様々な意見に囚われないようにするためにはどうすればいいのか。そんなことを考えて書いた、ブレない軸それを支える筋力を持ち続けたいと。

最近はこのブレない軸やそれを支える筋力の作り方について考えることが多くなった。いったいどうすれば、そんなときに花田菜々子さんのあの言葉を思い出した。

「あなたの助言はまるで的外れ、わたしにとってそんな意見、まるで役に立たないしそんな助言は床に落ちているホコリみたいね。」

こんな風に菜々子さんが思えたのは、出会い系サイトが多くの人から持たれている印象を理解しながらも彼女が実際にそのサイトを利用し、多くの人との実際の出会いの中で救われたり、本当に嫌な経験もしたけれど、多くの新しい出会いによって新しい世界を見つけられたからだ。

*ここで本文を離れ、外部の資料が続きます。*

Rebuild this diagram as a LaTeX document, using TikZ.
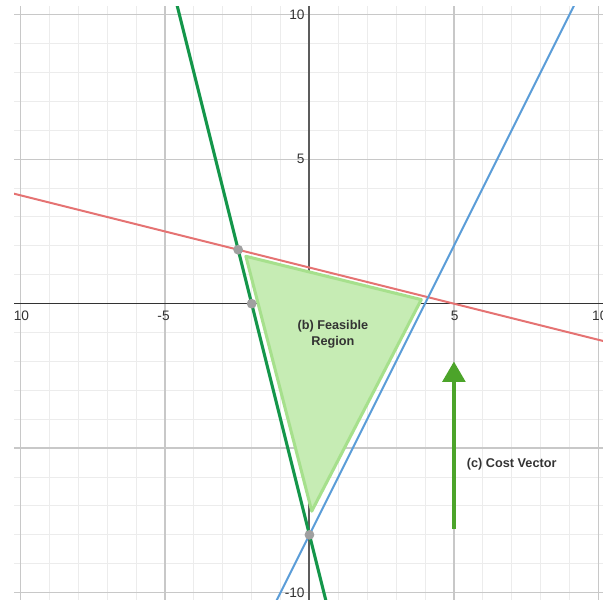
\documentclass[tikz,border=0pt]{standalone}
\usepackage{fontspec}
\setmainfont{Liberation Sans}
\usetikzlibrary{arrows.meta}

\definecolor{gridminor}{HTML}{ECECEC}
\definecolor{gridmajor}{HTML}{C8C8C8}
\definecolor{axiscol}{HTML}{333333}
\definecolor{redline}{HTML}{E57373}
\definecolor{blueline}{HTML}{5B9DD8}
\definecolor{greenline}{HTML}{14964A}
\definecolor{regionfill}{HTML}{C6ECB4}
\definecolor{regionedge}{HTML}{A6E08C}
\definecolor{costcol}{HTML}{4CA42A}
\definecolor{dotcol}{HTML}{A0A0A0}
\definecolor{textcol}{HTML}{333333}

\tikzset{
  minorgrid/.style={gridminor, line width=1pt},
  majorgrid/.style={gridmajor, line width=1.3pt},
  ticklabel/.style={text=textcol, font=\fontsize{13.5}{16}\selectfont, inner sep=0pt},
  boxlabel/.style={text=textcol, font=\bfseries\fontsize{12.5}{15}\selectfont, align=center, inner sep=0pt},
  vertexdot/.style={dotcol}
}

\begin{document}
\begin{tikzpicture}[x=1cm,y=1cm]
    \useasboundingbox (-10.71,-10.25) rectangle (10.16,10.51);
    \begin{scope}
    \clip (-10.22,-10.25) rectangle (10.16,10.27);

    % grid
    \foreach \x in {-10,...,10} {\draw[minorgrid] (\x,-10.3) -- (\x,10.3);}
    \foreach \y in {-10,...,10} {\draw[minorgrid] (-10.3,\y) -- (10.3,\y);}
    \foreach \x in {-10,-5,5,10} {\draw[majorgrid] (\x,-10.3) -- (\x,10.3);}
    \foreach \y in {-10,-5,5,10} {\draw[majorgrid] (-10.3,\y) -- (10.3,\y);}
    \draw[axiscol, line width=1.5pt] (-10.3,0) -- (10.3,0);
    \draw[axiscol!80, line width=2pt] (0,-10.3) -- (0,10.3);

    % tick labels
    \node[ticklabel] (xm10) at (-9.97,-0.43) {10};
    \node[ticklabel] (xm5) at (-5.05,-0.43) {-5};
    \node[ticklabel] (xp5) at (5.03,-0.43) {5};
    \node[ticklabel] (xp10) at (10.05,-0.43) {10};
    \node[ticklabel, anchor=east] (yp10) at (-0.16,10) {10};
    \node[ticklabel, anchor=east] (yp5) at (-0.16,5) {5};
    \node[ticklabel, anchor=east] (ym10) at (-0.16,-10) {-10};

    % feasible region
    \filldraw[fill=regionfill, draw=regionedge, line width=3pt, line join=round]
      (-2.2,1.64) -- (3.87,0.14) -- (0.08,-7.18) -- cycle;

    % constraints
    \draw[redline, line width=2pt] (-11,4) -- (11,-1.5);
    \draw[blueline, line width=2pt] (-2,-12) -- (10,12);
    \draw[greenline, line width=3pt] (-5.5,14) -- (1,-12);

    % vertices
    \fill[vertexdot] (-2.467,1.867) circle (0.17);
    \fill[vertexdot] (-2,0) circle (0.17);
    \fill[vertexdot] (0,-8) circle (0.17);

    % cost vector
    \coordinate (costtail) at (5,-7.8);
    \coordinate (costhead) at (5,-2);
    \draw[costcol, line width=4pt, -{Triangle[width=22pt,length=20pt]}] (costtail) -- (costhead);

    \node[boxlabel] (feasible) at (0.81,-1.06) {(b) Feasible\\Region};
    \node[boxlabel] (cost) at (7.0,-5.54) {(c) Cost Vector};
    \end{scope}
\end{tikzpicture}
\end{document}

だから、実際に外野からたちの悪いガヤと飛ばされたとしても、それが自分に合わないと思えたら、きちんと対処できる。冷静でいられる。

菜々子さんのように、眩しすぎると思える体験をなるべく多く自分の中に増やすことが出来たなら、些細なことも、自分を蝕む他人の発言も、床のホコリと同じように取るに足らないものだと思えて、そして進んでいけるのではないかと思うようになった。

その為には何が必要なのか。でも薄っすらとした答えって実は気づいてるかも。0と1に雲泥の差があるように、やった人とやらない人には雲泥の差がある。やってみないと分からない。そんなありきたりな言葉の意味を自分事として真剣に考えてみてる。自分がしたいと思ったことや体験になるべくリソースを大きく割くためにはどうすればいいのか。そんなことばかりを考えていた数ヵ月だった。

結局自分次第なんて笑える

わたしみたいに、他人の意見にすぐダメな影響を受けてしまう人は多くいるだろう。自分が浸食されている感覚は恐怖だ。とてもよくわかる。

でもそれを打ち破れるのは自分の中に蓄積された経験だったり、体験だったり、自信や価値観みたいな内側から援護射撃してくれる何かなのか、そう思えるようになってきた。菜々子さんのように、自分を内側から支えてくれるものを増やしていきたいとも思った。やるしかないなと思った。

他人のせいにする癖がつくと出だし一歩が遅れてしまう。わかってはいたけど、結局自分次第なんじゃんって、でもそんなこと言われてもつらい。でも何回も考えてみても、友人の意見も聞いてみても、自分が嫌でも納得できる結論だった。

そう思ったら次はこうも思い始めた。自分の内側の壁をどんどん厚くしていきたい。そんなイメージで自分の中に好きな事、やりたい事、体験や経験を注いでいこう。そうしたら、いつの間にか内側からわたしという人間が新しく生まれるような気がしてる。

外側に張り付いた、見栄や体裁や人間関係やしがらみなんかが全部全部。内側から押し出されるように、剥がれ落ちていってくれるかもしれないと。